>> BEGIN SOURCE EXCERPT
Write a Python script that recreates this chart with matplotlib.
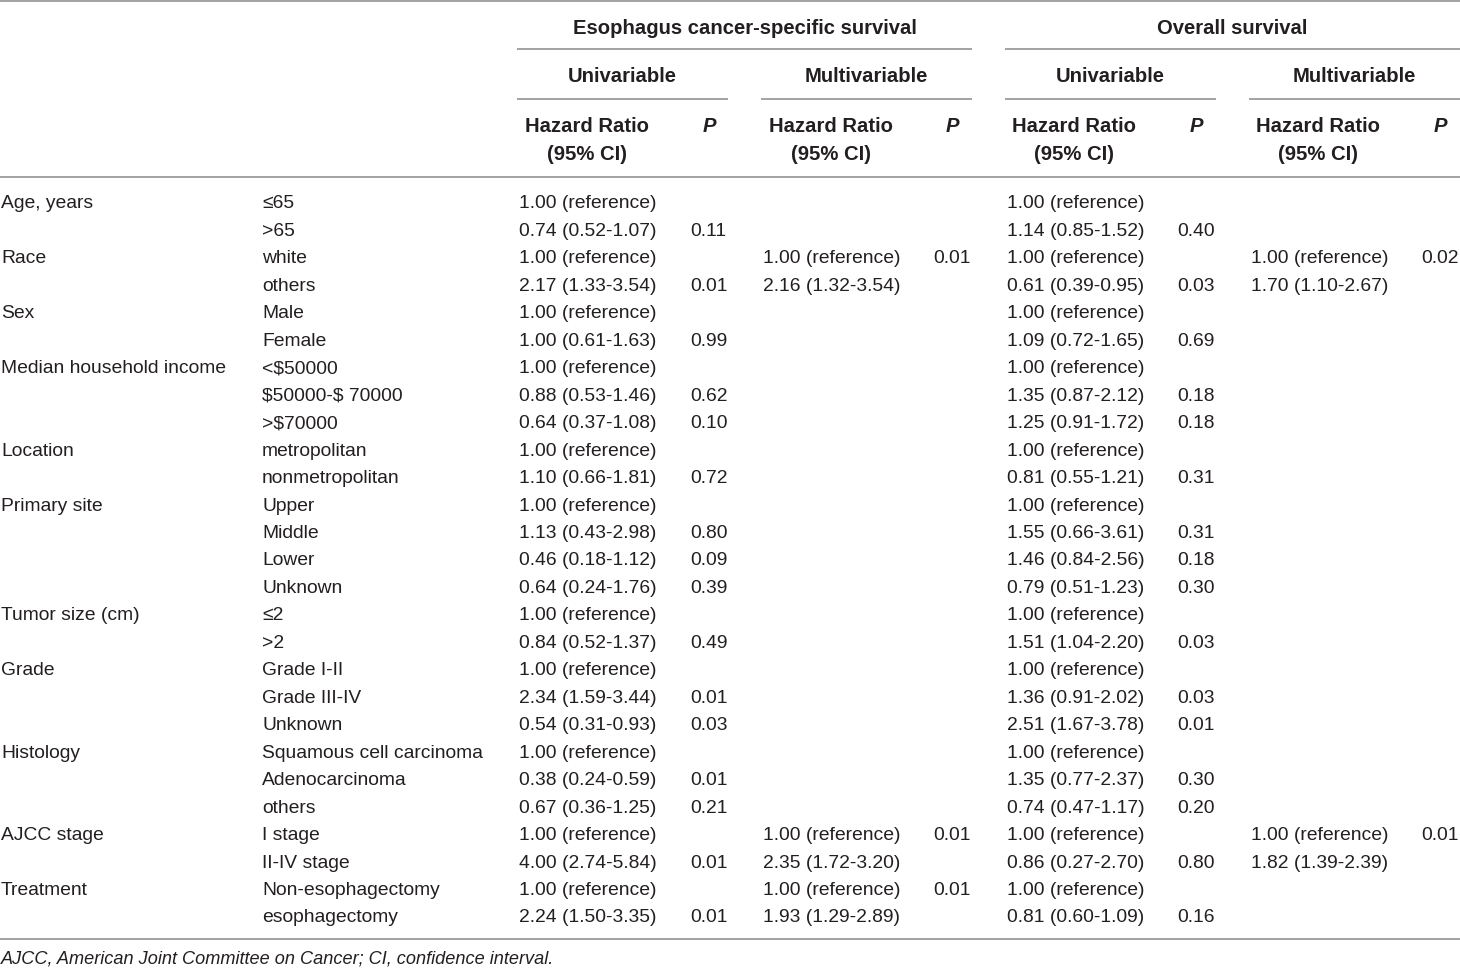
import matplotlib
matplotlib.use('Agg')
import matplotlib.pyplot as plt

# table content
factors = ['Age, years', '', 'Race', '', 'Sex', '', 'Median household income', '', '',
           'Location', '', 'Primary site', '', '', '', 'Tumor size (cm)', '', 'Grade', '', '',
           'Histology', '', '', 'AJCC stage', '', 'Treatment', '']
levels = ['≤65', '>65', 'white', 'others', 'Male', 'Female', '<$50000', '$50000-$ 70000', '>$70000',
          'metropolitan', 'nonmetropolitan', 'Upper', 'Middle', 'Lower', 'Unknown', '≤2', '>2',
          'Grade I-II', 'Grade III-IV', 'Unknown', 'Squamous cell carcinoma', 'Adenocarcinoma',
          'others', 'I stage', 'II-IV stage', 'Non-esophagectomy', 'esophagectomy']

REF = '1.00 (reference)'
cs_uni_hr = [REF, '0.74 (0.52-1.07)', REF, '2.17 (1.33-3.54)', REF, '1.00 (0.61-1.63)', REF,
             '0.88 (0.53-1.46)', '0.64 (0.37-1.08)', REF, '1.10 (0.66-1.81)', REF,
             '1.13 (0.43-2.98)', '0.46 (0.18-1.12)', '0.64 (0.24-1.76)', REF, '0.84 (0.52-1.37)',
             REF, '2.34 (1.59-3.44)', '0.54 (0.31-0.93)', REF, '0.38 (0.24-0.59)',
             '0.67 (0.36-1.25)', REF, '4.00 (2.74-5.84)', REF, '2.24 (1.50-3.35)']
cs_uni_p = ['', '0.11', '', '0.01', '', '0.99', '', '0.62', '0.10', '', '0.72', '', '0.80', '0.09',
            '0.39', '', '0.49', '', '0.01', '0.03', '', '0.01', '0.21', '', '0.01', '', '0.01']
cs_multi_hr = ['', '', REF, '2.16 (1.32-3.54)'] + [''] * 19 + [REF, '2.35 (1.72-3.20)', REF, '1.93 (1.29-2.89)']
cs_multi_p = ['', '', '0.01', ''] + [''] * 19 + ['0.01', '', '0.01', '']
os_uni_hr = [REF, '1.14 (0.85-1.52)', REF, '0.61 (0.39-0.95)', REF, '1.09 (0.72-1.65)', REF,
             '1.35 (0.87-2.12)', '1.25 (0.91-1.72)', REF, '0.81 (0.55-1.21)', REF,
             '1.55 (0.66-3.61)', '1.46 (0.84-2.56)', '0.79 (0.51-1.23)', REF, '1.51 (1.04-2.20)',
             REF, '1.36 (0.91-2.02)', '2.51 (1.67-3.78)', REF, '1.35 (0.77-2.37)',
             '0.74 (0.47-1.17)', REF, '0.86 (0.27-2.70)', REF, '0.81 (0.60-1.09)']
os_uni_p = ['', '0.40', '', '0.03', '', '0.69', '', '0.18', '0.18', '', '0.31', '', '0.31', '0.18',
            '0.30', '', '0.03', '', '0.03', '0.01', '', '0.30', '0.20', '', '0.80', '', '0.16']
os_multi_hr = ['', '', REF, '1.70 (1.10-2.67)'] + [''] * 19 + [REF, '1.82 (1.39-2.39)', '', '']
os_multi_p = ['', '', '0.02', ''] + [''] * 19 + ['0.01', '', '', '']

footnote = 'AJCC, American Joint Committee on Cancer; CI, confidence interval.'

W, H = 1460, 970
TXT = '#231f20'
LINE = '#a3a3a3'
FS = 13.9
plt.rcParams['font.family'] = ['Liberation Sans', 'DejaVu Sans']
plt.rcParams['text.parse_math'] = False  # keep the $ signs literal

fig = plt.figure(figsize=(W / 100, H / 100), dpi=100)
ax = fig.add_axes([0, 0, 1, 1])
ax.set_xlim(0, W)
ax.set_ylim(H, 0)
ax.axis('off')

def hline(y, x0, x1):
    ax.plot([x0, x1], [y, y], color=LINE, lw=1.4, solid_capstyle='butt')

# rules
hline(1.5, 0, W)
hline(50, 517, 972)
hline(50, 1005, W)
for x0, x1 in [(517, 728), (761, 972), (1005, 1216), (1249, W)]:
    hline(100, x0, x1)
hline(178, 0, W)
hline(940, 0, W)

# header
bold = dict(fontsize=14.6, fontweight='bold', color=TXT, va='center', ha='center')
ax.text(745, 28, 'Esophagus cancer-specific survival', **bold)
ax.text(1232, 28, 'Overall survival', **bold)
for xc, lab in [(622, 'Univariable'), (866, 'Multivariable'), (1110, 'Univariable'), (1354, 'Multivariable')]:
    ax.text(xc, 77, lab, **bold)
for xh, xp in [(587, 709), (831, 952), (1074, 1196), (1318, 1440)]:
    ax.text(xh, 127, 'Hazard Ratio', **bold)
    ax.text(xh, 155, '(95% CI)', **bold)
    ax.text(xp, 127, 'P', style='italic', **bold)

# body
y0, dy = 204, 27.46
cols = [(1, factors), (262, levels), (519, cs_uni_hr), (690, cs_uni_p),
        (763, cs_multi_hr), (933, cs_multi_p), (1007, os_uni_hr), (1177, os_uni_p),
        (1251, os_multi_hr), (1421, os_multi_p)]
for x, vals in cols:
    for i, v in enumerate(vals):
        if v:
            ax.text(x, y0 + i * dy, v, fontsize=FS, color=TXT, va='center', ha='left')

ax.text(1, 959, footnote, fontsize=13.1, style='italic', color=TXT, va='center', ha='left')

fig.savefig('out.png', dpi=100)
>> END SOURCE EXCERPT
**WHAT TO PRODUCE:**
From the first line of the material down to the line containing "import matplotlib.pyplot as plt", inclusive, return each line exactly, skipping any picture.

**SOLUTION FOR THIS EXERCISE:**
Write a Python script that recreates this chart with matplotlib.
import matplotlib
matplotlib.use('Agg')
import matplotlib.pyplot as plt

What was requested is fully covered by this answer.